VIII. Department of Natural Resources and Mines

22. Prohibition of underground coal gasification

22.1. Submissions

Submission reference

4, 5

 QRC does not support the explicit ban on underground coal gasification (UCG) in

Queensland, raising concerns about its impact on innovation in the resources

sector.

 The Lock the Gate Alliance supports the provisions in the Bill effecting the

prohibition on UCG in Queensland.

22.2. DNRM response

 The UCG trials were conducted on a limited scale in order to demonstrate the

viability of the UCG process.

 While the Queensland Government’s Independent Scientific Panel (ISP) Report

on UCG Pilot Trials remained open to the possibility that the UCG concept is

feasible, it also found that sufficient scientific and technical information was not

yet available to reach a final conclusion.

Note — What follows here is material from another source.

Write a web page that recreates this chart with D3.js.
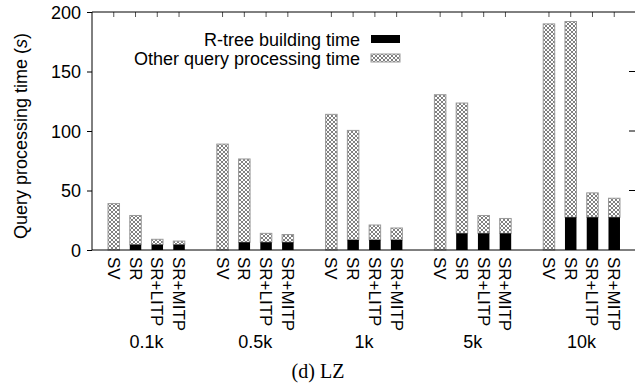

 The ISP report demonstrated there were unresolved issues surrounding the

potential impact of UCG activities. Along with the issues associated with the trial

projects to date, this uncertainty led the Queensland Government to the decision

that the potential issues of allowing UCG projects to grow to commercial scale

were not acceptable.

 In accordance with this policy position, the proposed amendments to the Mineral

Resources Act 1989 will prohibit mineral (f) activities (including UCG and in situ

oil shale gasification) in Queensland.

 Activities relating to environmental rehabilitation still need to be carried out where

UCG activities have been conducted, and the legislation allows for this to occur.